• _WRITTEN TASK_: Set the listing down again in full, word for word, with the pictures left out.

• _DATA EXCERPT_:

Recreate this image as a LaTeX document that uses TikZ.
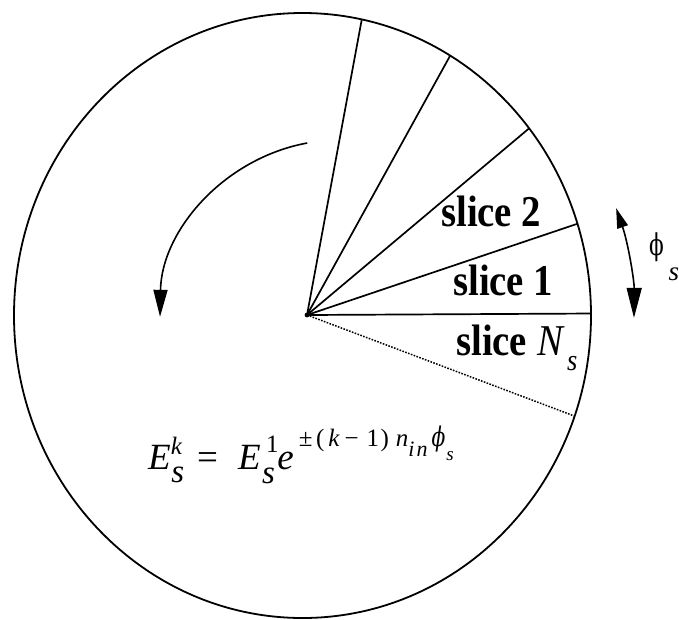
\documentclass[tikz,border=0pt]{standalone}
\usepackage{fontspec}
\usepackage{graphicx}
\setmainfont{Liberation Serif}
\newfontfamily\phifont{DejaVu Serif}
\usetikzlibrary{arrows.meta,intersections}
\newcommand\fsz[1]{\fontsize{#1}{#1}\selectfont}
\begin{document}
\begin{tikzpicture}[x=1pt,y=1pt,
  outline/.style={line width=1.8pt},
  radial/.style={line width=1.7pt},
  dotradial/.style={line width=1.5pt, dash pattern=on 1.6pt off 1.4pt},
  rotarrow/.style={line width=1.6pt, -{Triangle[length=27pt,width=14pt]}},
  phiarrow/.style={line width=1.6pt, {Triangle[length=20pt,width=11pt]}-{Triangle[length=30pt,width=15pt]}},
  slicelabel/.style={anchor=base west, inner sep=0pt, font=\fsz{44}\bfseries},
  plain/.style={inner sep=0pt}
]
\useasboundingbox (0,0) rectangle (679,-619);
\coordinate (C) at (302.5,-315.5);
\coordinate (O) at (307,-315);
\draw[outline, name path=rim] (C) ellipse [x radius=288.5, y radius=302.5];
\foreach \a/\n in {0.3/P0, 18.65/P1, 40.05/P2, 61.1/P3, 79.5/P4, -20.7/Pd} {
  \path[name path=ray] (O) -- ++(\a:400);
  \path[name intersections={of=rim and ray, by=\n}];
}
\draw[radial] (O) -- (P0);
\draw[radial] (O) -- (P1);
\draw[radial] (O) -- (P2);
\draw[radial] (O) -- (P3);
\draw[radial] (O) -- (P4);
\draw[dotradial] (O) -- (Pd);
\fill (O) circle (2.4pt);
% rotation arrow
\coordinate (R0) at (307.2,-143);
\draw[rotarrow] (R0) arc[start angle=100.5, end angle=179, radius=180];
% phi_s arrow
\path (C) ++(18.9:331.5) coordinate (F0);
\draw[phiarrow] (F0) arc[start angle=18.9, end angle=-0.4, radius=331.5];
% labels
\node[slicelabel] (s2) at (441,-226) {\scalebox{0.88}[1]{slice 2}};
\node[slicelabel] (s1) at (453,-295) {\scalebox{0.88}[1]{slice 1}};
\node[slicelabel] (sN) at (456,-355) {\scalebox{0.88}[1]{slice\hspace{12pt}{\mdseries\itshape N}\hspace{4pt}\raisebox{-15pt}{\fsz{30}\mdseries\itshape s}}};
\node[plain] (phi) at (656.5,-247.5) {\scalebox{0.72}[1]{\phifont\fsz{30}\symbol{"03D5}}};
\node[plain, anchor=base west] (phis) at (668.5,-280) {\fsz{27}\itshape s};
% formula
\node[plain, anchor=base west] (eq) at (148,-469) {\fsz{37}\itshape E\rlap{\raisebox{15pt}{\fsz{25}k}}\kern0.5pt\raisebox{-13pt}{\fsz{33}s}\hspace{13pt}{\upshape =}\hspace{20pt}E\rlap{\kern5.5pt\raisebox{17pt}{\fsz{25}\upshape 1}}\kern1.5pt\raisebox{-14pt}{\fsz{33}s}\kern2.5pt e\kern5pt\raisebox{23pt}{\fsz{25}{\upshape ±}\kern3.5pt{\upshape (}\kern4pt k\kern5pt{\upshape −}\kern8pt{\upshape 1}\kern1.5pt{\upshape )}\kern7pt n\raisebox{-10pt}{\fsz{22}i\kern2pt n}\kern4pt{\phifont\scalebox{0.75}[1]{\fsz{27}\symbol{"03D5}}}\kern1pt\raisebox{-14pt}{\fsz{19}s}}};
\end{tikzpicture}
\end{document}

• _EXERCISE OUTPUT_:
Recreate this image as a LaTeX document that uses TikZ.
\documentclass[tikz,border=0pt]{standalone}
\usepackage{fontspec}
\usepackage{graphicx}
\setmainfont{Liberation Serif}
\newfontfamily\phifont{DejaVu Serif}
\usetikzlibrary{arrows.meta,intersections}
\newcommand\fsz[1]{\fontsize{#1}{#1}\selectfont}
\begin{document}
\begin{tikzpicture}[x=1pt,y=1pt,
  outline/.style={line width=1.8pt},
  radial/.style={line width=1.7pt},
  dotradial/.style={line width=1.5pt, dash pattern=on 1.6pt off 1.4pt},
  rotarrow/.style={line width=1.6pt, -{Triangle[length=27pt,width=14pt]}},
  phiarrow/.style={line width=1.6pt, {Triangle[length=20pt,width=11pt]}-{Triangle[length=30pt,width=15pt]}},
  slicelabel/.style={anchor=base west, inner sep=0pt, font=\fsz{44}\bfseries},
  plain/.style={inner sep=0pt}
]
\useasboundingbox (0,0) rectangle (679,-619);
\coordinate (C) at (302.5,-315.5);
\coordinate (O) at (307,-315);
\draw[outline, name path=rim] (C) ellipse [x radius=288.5, y radius=302.5];
\foreach \a/\n in {0.3/P0, 18.65/P1, 40.05/P2, 61.1/P3, 79.5/P4, -20.7/Pd} {
  \path[name path=ray] (O) -- ++(\a:400);
  \path[name intersections={of=rim and ray, by=\n}];
}
\draw[radial] (O) -- (P0);
\draw[radial] (O) -- (P1);
\draw[radial] (O) -- (P2);
\draw[radial] (O) -- (P3);
\draw[radial] (O) -- (P4);
\draw[dotradial] (O) -- (Pd);
\fill (O) circle (2.4pt);
% rotation arrow
\coordinate (R0) at (307.2,-143);
\draw[rotarrow] (R0) arc[start angle=100.5, end angle=179, radius=180];
% phi_s arrow
\path (C) ++(18.9:331.5) coordinate (F0);
\draw[phiarrow] (F0) arc[start angle=18.9, end angle=-0.4, radius=331.5];
% labels
\node[slicelabel] (s2) at (441,-226) {\scalebox{0.88}[1]{slice 2}};
\node[slicelabel] (s1) at (453,-295) {\scalebox{0.88}[1]{slice 1}};
\node[slicelabel] (sN) at (456,-355) {\scalebox{0.88}[1]{slice\hspace{12pt}{\mdseries\itshape N}\hspace{4pt}\raisebox{-15pt}{\fsz{30}\mdseries\itshape s}}};
\node[plain] (phi) at (656.5,-247.5) {\scalebox{0.72}[1]{\phifont\fsz{30}\symbol{"03D5}}};
\node[plain, anchor=base west] (phis) at (668.5,-280) {\fsz{27}\itshape s};
% formula
\node[plain, anchor=base west] (eq) at (148,-469) {\fsz{37}\itshape E\rlap{\raisebox{15pt}{\fsz{25}k}}\kern0.5pt\raisebox{-13pt}{\fsz{33}s}\hspace{13pt}{\upshape =}\hspace{20pt}E\rlap{\kern5.5pt\raisebox{17pt}{\fsz{25}\upshape 1}}\kern1.5pt\raisebox{-14pt}{\fsz{33}s}\kern2.5pt e\kern5pt\raisebox{23pt}{\fsz{25}{\upshape ±}\kern3.5pt{\upshape (}\kern4pt k\kern5pt{\upshape −}\kern8pt{\upshape 1}\kern1.5pt{\upshape )}\kern7pt n\raisebox{-10pt}{\fsz{22}i\kern2pt n}\kern4pt{\phifont\scalebox{0.75}[1]{\fsz{27}\symbol{"03D5}}}\kern1pt\raisebox{-14pt}{\fsz{19}s}}};
\end{tikzpicture}
\end{document}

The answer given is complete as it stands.